* [Your task] Skip the pictures. Set down, word for word, the lines from the start of the material up to and including the line with "L, R, T, B = 122, 552, 10, 282".

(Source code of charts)
════
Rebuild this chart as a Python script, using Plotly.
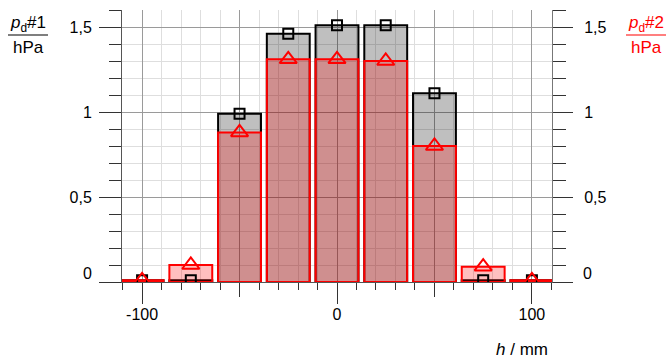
import plotly.graph_objects as go

# Messpositionen und Druckwerte
h = [-100, -75, -50, -25, 0, 25, 50, 75, 100]
pd1 = [0.01, 0.01, 0.99, 1.46, 1.51, 1.51, 1.11, 0.01, 0.01]
pd2 = [0.01, 0.10, 0.88, 1.31, 1.31, 1.30, 0.80, 0.09, 0.01]

x_ticks = [-100, 0, 100]
x_labels = ["-100", "0", "100"]
y_ticks = [0, 0.5, 1, 1.5]
y_labels = ["0", "0,5", "1", "1,5"]

W, H = 668, 356
L, R, T, B = 122, 552, 10, 282  # Plotbereich in Pixeln


def px(x):
    return (x - L) / (R - L)


def py(y):
    return (B - y) / (B - T)


FONT = "Liberation Sans, Arial, sans-serif"

fig = go.Figure()

fig.add_trace(go.Bar(
    x=h, y=pd1, width=22,
    marker=dict(color="rgba(0,0,0,0.25)", line=dict(color="black", width=2)),
))
fig.add_trace(go.Bar(
    x=h, y=pd2, width=22,
    marker=dict(color="rgba(255,0,0,0.25)", line=dict(color="#ff0000", width=2)),
))
fig.add_trace(go.Scatter(
    x=h, y=pd1, mode="markers",
    marker=dict(symbol="square-open", size=10, color="black", line=dict(width=2)),
))
fig.add_trace(go.Scatter(
    x=h, y=pd2, mode="markers",
    marker=dict(symbol="triangle-up-open", size=15, color="#ff0000", line=dict(width=2)),
))
# Dummy für die rechte Achse und die langen x-Ticks
fig.add_trace(go.Scatter(x=[0], y=[0], mode="markers", marker=dict(opacity=0),
                         xaxis="x2", yaxis="y2", hoverinfo="skip"))

xr = [-110.3, 110.3]
yr = [0, 1.6]

# "0" wird etwas über der Achse beschriftet -> per Annotation
y_text = [""] + y_labels[1:]

fig.update_layout(
    width=W, height=H,
    margin=dict(l=L, r=W - R, t=T, b=H - B),
    paper_bgcolor="white", plot_bgcolor="white",
    showlegend=False,
    barmode="overlay",
    font=dict(family=FONT, size=16, color="black"),
    xaxis=dict(
        range=xr, tickvals=[-100, -50, 0, 50, 100], ticktext=["", "", "", "", ""],
        ticks="outside", ticklen=14, tickcolor="#333", tickwidth=1,
        showgrid=True, gridcolor="#9a9a9a", gridwidth=1,
        showline=True, linecolor="#555", linewidth=1, zeroline=False,
        minor=dict(dtick=10, ticks="outside", ticklen=7, tickcolor="#333",
                   showgrid=True, gridcolor="#dedede"),
    ),
    xaxis2=dict(
        range=xr, overlaying="x", anchor="y", side="bottom",
        tickvals=x_ticks, ticktext=x_labels, tickfont=dict(size=16),
        ticks="outside", ticklen=21, tickcolor="#333", ticklabelstandoff=-3,
        showgrid=False, zeroline=False, showline=False,
    ),
    yaxis=dict(
        range=yr, tickvals=y_ticks, ticktext=y_text,
        ticks="outside", ticklen=22, tickcolor="#333", ticklabelstandoff=4,
        showgrid=True, gridcolor="#9a9a9a",
        showline=True, linecolor="#555", zeroline=False,
        minor=dict(dtick=0.1, ticks="outside", ticklen=12, tickcolor="#333",
                   showgrid=True, gridcolor="#dedede"),
    ),
    yaxis2=dict(
        range=yr, overlaying="y", side="right", anchor="x",
        tickvals=y_ticks, ticktext=y_text,
        ticks="outside", ticklen=20, tickcolor="#333", ticklabelstandoff=8,
        showgrid=False, showline=True, linecolor="#777", linewidth=1, zeroline=False,
        minor=dict(dtick=0.1, ticks="outside", ticklen=13, tickcolor="#333"),
    ),
)

# Nullbeschriftung links und rechts
fig.add_annotation(x=px(94), y=py(273), xref="paper", yref="paper", text=y_labels[0],
                   showarrow=False, xanchor="right", yanchor="middle",
                   font=dict(size=16))
fig.add_annotation(x=px(581), y=py(273), xref="paper", yref="paper", text=y_labels[0],
                   showarrow=False, xanchor="left", yanchor="middle",
                   font=dict(size=16))

# Achsentitel als Bruch
for cx, label, color in [(28, "<i>p</i><sub>d</sub>#1", "black"),
                         (646, "<i>p</i><sub>d</sub>#2", "#ff0000")]:
    fig.add_annotation(x=px(cx), y=py(24), xref="paper", yref="paper",
                       text=label, showarrow=False, font=dict(size=17, color=color),
                       xanchor="center", yanchor="middle")
    fig.add_annotation(x=px(cx), y=py(48), xref="paper", yref="paper",
                       text="hPa", showarrow=False, font=dict(size=17, color=color),
                       xanchor="center", yanchor="middle")
    fig.add_shape(type="line", xref="paper", yref="paper",
                  x0=px(cx - 20), x1=px(cx + 20), y0=py(35), y1=py(35),
                  line=dict(color=color, width=1.2))

fig.add_annotation(x=px(522), y=py(349), xref="paper", yref="paper",
                   text="<i>h</i> / mm", showarrow=False, font=dict(size=17),
                   xanchor="center", yanchor="middle")

# Seitenrand entfernen, damit die Figur genau ins Fenster passt
fig.write_html("out.html", config={"displayModeBar": False},
               post_script="document.body.style.margin='0';")
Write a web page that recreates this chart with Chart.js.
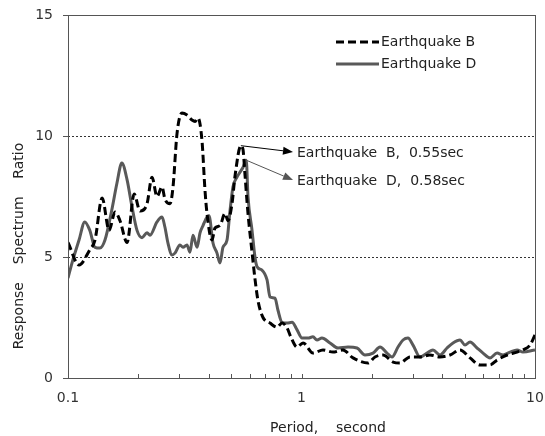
<!DOCTYPE html>
<html>
<head>
<meta charset="utf-8">
<script src="https://cdn.jsdelivr.net/npm/chart.js@4/dist/chart.umd.min.js"></script>
<style>
  html, body { margin: 0; padding: 0; background: #fff; }
  #wrap { width: 545px; height: 436px; }
</style>
</head>
<body>
<div id="wrap"><canvas id="c" width="545" height="436"></canvas></div>
<script>
// Response spectrum ratios against period (s)
const periodB = [0.1, 0.1115, 0.124, 0.1305, 0.14, 0.15, 0.159, 0.167, 0.179, 0.192, 0.2035, 0.218, 0.229, 0.2405, 0.2527, 0.26, 0.2735, 0.2817, 0.293, 0.3078, 0.3233, 0.3396, 0.35, 0.3604, 0.3749, 0.386, 0.3938, 0.4137, 0.4262, 0.4477, 0.4703, 0.4844, 0.5039, 0.52, 0.55, 0.5615, 0.5727, 0.59, 0.614, 0.632, 0.651, 0.684, 0.733, 0.785, 0.825, 0.867, 0.9, 0.956, 1.015, 1.12, 1.236, 1.364, 1.505, 1.662, 1.927, 2.064, 2.234, 2.466, 2.642, 2.915, 3.217, 3.55, 3.918, 4.325, 4.774, 5.268, 5.815, 6.418, 6.877, 7.589, 8.375, 8.885, 9.52, 10];
const ratioB = [5.6, 4.67, 5.3, 5.7, 7.44, 6.1, 6.86, 6.5, 5.6, 7.6, 6.9, 7.2, 8.3, 7.5, 7.9, 7.4, 7.2, 7.9, 10.1, 10.95, 10.87, 10.66, 10.6, 10.74, 9.8, 7.77, 6.8, 5.7, 6.2, 6.3, 6.8, 6.5, 7.2, 8.4, 9.6, 9.45, 8.4, 6.8, 5.2, 4.1, 3.2, 2.5, 2.27, 2.1, 2.27, 2.07, 1.7, 1.28, 1.45, 1.03, 1.16, 1.07, 1.16, 0.83, 0.62, 0.87, 0.95, 0.66, 0.62, 0.87, 0.87, 0.95, 0.87, 0.95, 1.16, 0.83, 0.54, 0.54, 0.74, 0.95, 1.07, 1.16, 1.36, 1.78];

const periodD = [0.1, 0.104, 0.1115, 0.118, 0.124, 0.1305, 0.137, 0.144, 0.154, 0.162, 0.17, 0.179, 0.188, 0.1975, 0.2075, 0.218, 0.2245, 0.2405, 0.2527, 0.26, 0.268, 0.279, 0.287, 0.3017, 0.3108, 0.3233, 0.333, 0.343, 0.357, 0.3676, 0.3786, 0.3938, 0.4017, 0.418, 0.4346, 0.4477, 0.461, 0.4797, 0.494, 0.5089, 0.5293, 0.545, 0.5615, 0.58, 0.59, 0.614, 0.632, 0.645, 0.677, 0.712, 0.733, 0.77, 0.793, 0.825, 0.867, 0.911, 0.956, 1.005, 1.066, 1.12, 1.165, 1.224, 1.324, 1.433, 1.582, 1.729, 1.87, 2.025, 2.169, 2.324, 2.441, 2.59, 2.721, 2.858, 3.003, 3.217, 3.447, 3.657, 3.918, 4.199, 4.455, 4.774, 5.015, 5.268, 5.645, 5.99, 6.418, 6.877, 7.295, 7.816, 8.375, 8.885, 10];
const ratioD = [4.13, 4.75, 5.7, 6.45, 6.1, 5.4, 5.37, 5.7, 6.94, 8.05, 8.88, 8.2, 7.07, 6.1, 5.8, 6.0, 5.9, 6.45, 6.65, 6.24, 5.57, 5.08, 5.16, 5.5, 5.4, 5.5, 5.2, 5.9, 5.4, 6.0, 6.3, 6.65, 6.7, 5.57, 5.16, 4.75, 5.4, 5.7, 6.9, 7.9, 8.3, 8.5, 8.7, 9.0, 7.5, 6.1, 5.0, 4.6, 4.46, 4.05, 3.35, 3.3, 2.8, 2.3, 2.27, 2.3, 2.0, 1.65, 1.65, 1.7, 1.57, 1.65, 1.45, 1.24, 1.28, 1.24, 0.95, 1.03, 1.28, 1.03, 0.87, 1.28, 1.57, 1.65, 1.36, 0.87, 1.03, 1.16, 0.95, 1.24, 1.45, 1.57, 1.36, 1.49, 1.24, 1.03, 0.83, 1.03, 0.95, 1.07, 1.16, 1.07, 1.16];

const seriesNames = ['Earthquake B', 'Earthquake D'];
const xTickLabels = [0.1, 1, 10];
const xMinorTicks = [0.2, 0.3, 0.4, 0.5, 0.6, 0.7, 0.8, 0.9, 1, 2, 3, 4, 5, 6, 7, 8, 9];
const yTickValues = [0, 5, 10, 15];

// peak call-outs: series index, period, label text
const peakNotes = [
  { series: 0, period: 0.55, text: 'Earthquake  B,  0.55sec', tx: 297, ty: 153 },
  { series: 1, period: 0.58, text: 'Earthquake  D,  0.58sec', tx: 297, ty: 181 }
];

const FONT = '"DejaVu Sans", sans-serif';
const TEXT = '#222';

function toPoints(xs, ys) { return xs.map((x, i) => ({ x, y: ys[i] })); }

function noScalePadding(s) {
  s.paddingLeft = 0; s.paddingRight = 0; s.paddingTop = 0; s.paddingBottom = 0;
}

const decor = {
  id: 'decor',
  beforeDatasetsDraw(chart) {
    const { ctx, chartArea: a, scales: { y } } = chart;
    ctx.save();
    ctx.strokeStyle = '#333';
    ctx.lineWidth = 1;
    ctx.setLineDash([2, 2]);
    yTickValues.filter(v => v > y.min && v < y.max).forEach(v => {
      const py = Math.round(y.getPixelForValue(v)) + 0.5;
      ctx.beginPath(); ctx.moveTo(a.left, py); ctx.lineTo(a.right, py); ctx.stroke();
    });
    ctx.restore();
  },
  afterDraw(chart) {
    const { ctx, chartArea: a, scales: { x, y } } = chart;
    const ds = chart.data.datasets;
    ctx.save();

    // plot frame
    ctx.strokeStyle = '#555';
    ctx.lineWidth = 1;
    ctx.strokeRect(Math.round(a.left) + 0.5, Math.round(a.top) + 0.5,
                   Math.round(a.right - a.left), Math.round(a.bottom - a.top));

    // inward minor ticks on the period axis
    ctx.beginPath();
    xMinorTicks.forEach(v => {
      const px = Math.round(x.getPixelForValue(v)) + 0.5;
      ctx.moveTo(px, a.bottom); ctx.lineTo(px, a.bottom - 4);
    });
    ctx.stroke();

    // legend
    ctx.font = '14px ' + FONT;
    ctx.textBaseline = 'middle';
    ctx.textAlign = 'left';
    ds.forEach((d, i) => {
      const ly = 42 + i * 22;
      ctx.strokeStyle = d.borderColor;
      ctx.lineWidth = d.borderWidth;
      ctx.setLineDash(d.borderDash || []);
      ctx.beginPath(); ctx.moveTo(336, ly); ctx.lineTo(379, ly); ctx.stroke();
      ctx.setLineDash([]);
      ctx.fillStyle = TEXT;
      ctx.fillText(d.label, 381, ly);
    });

    // peak call-outs with arrows
    peakNotes.forEach(n => {
      const d = ds[n.series];
      const pt = d.data.find(p => p.x === n.period);
      const sx = x.getPixelForValue(pt.x), sy = y.getPixelForValue(pt.y);
      const ex = n.tx - 4, ey = n.ty - 1;
      const col = n.series === 0 ? '#000' : '#555';
      ctx.strokeStyle = col; ctx.fillStyle = col; ctx.lineWidth = 1;
      const ang = Math.atan2(ey - sy, ex - sx);
      const hl = 10, hw = 4;
      const bx = ex - hl * Math.cos(ang), by = ey - hl * Math.sin(ang);
      ctx.beginPath(); ctx.moveTo(sx, sy); ctx.lineTo(bx, by); ctx.stroke();
      ctx.beginPath();
      ctx.moveTo(ex, ey);
      ctx.lineTo(bx + hw * Math.sin(ang), by - hw * Math.cos(ang));
      ctx.lineTo(bx - hw * Math.sin(ang), by + hw * Math.cos(ang));
      ctx.closePath(); ctx.fill();
      ctx.fillStyle = TEXT;
      ctx.fillText(n.text, n.tx, n.ty);
    });

    // axis titles
    ctx.fillStyle = TEXT;
    ctx.textAlign = 'center';
    ctx.fillText('Period,    second', 328, 428);
    ctx.translate(19, 246);
    ctx.rotate(-Math.PI / 2);
    ctx.fillText('Response    Spectrum    Ratio', 0, 0);
    ctx.restore();
  }
};

new Chart(document.getElementById('c'), {
  type: 'line',
  data: {
    datasets: [
      {
        label: seriesNames[0],
        data: toPoints(periodB, ratioB),
        borderColor: '#000',
        borderWidth: 3,
        borderDash: [8, 4],
        pointRadius: 0,
        cubicInterpolationMode: 'monotone',
        fill: false
      },
      {
        label: seriesNames[1],
        data: toPoints(periodD, ratioD),
        borderColor: '#595959',
        borderWidth: 3,
        pointRadius: 0,
        cubicInterpolationMode: 'monotone',
        fill: false
      }
    ]
  },
  options: {
    responsive: false,
    animation: false,
    devicePixelRatio: 1,
    layout: { padding: { top: 15, right: 10, left: 0, bottom: 0 } },
    plugins: { legend: { display: false }, tooltip: { enabled: false } },
    scales: {
      x: {
        type: 'logarithmic',
        min: 0.1,
        max: 10,
        afterBuildTicks: s => { s.ticks = xTickLabels.map(v => ({ value: v })); },
        afterFit: s => { s.height = 58; noScalePadding(s); },
        ticks: {
          autoSkip: false,
          maxRotation: 0,
          padding: 12,
          color: '#333',
          font: { family: FONT, size: 14 },
          callback: v => String(v)
        },
        grid: { display: false, drawTicks: false },
        border: { display: false }
      },
      y: {
        min: 0,
        max: 15,
        afterBuildTicks: s => { s.ticks = yTickValues.map(v => ({ value: v })); },
        afterFit: s => { s.width = 68; noScalePadding(s); },
        ticks: {
          padding: 10,
          color: '#333',
          font: { family: FONT, size: 14 }
        },
        grid: { drawOnChartArea: false, drawTicks: true, tickLength: 5, color: '#555' },
        border: { display: false }
      }
    }
  },
  plugins: [decor]
});
</script>
</body>
</html>
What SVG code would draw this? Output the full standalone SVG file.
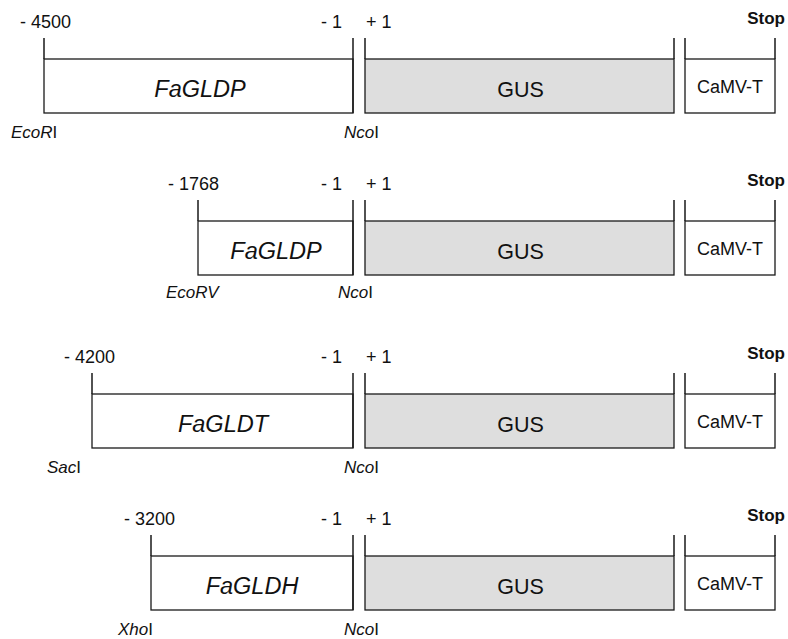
════
* [Output of the exercise]
Rebuild this chart as a Python script, using Plotly.
import plotly.graph_objects as go

# Messpositionen und Druckwerte
h = [-100, -75, -50, -25, 0, 25, 50, 75, 100]
pd1 = [0.01, 0.01, 0.99, 1.46, 1.51, 1.51, 1.11, 0.01, 0.01]
pd2 = [0.01, 0.10, 0.88, 1.31, 1.31, 1.30, 0.80, 0.09, 0.01]

x_ticks = [-100, 0, 100]
x_labels = ["-100", "0", "100"]
y_ticks = [0, 0.5, 1, 1.5]
y_labels = ["0", "0,5", "1", "1,5"]

W, H = 668, 356
L, R, T, B = 122, 552, 10, 282  # Plotbereich in Pixeln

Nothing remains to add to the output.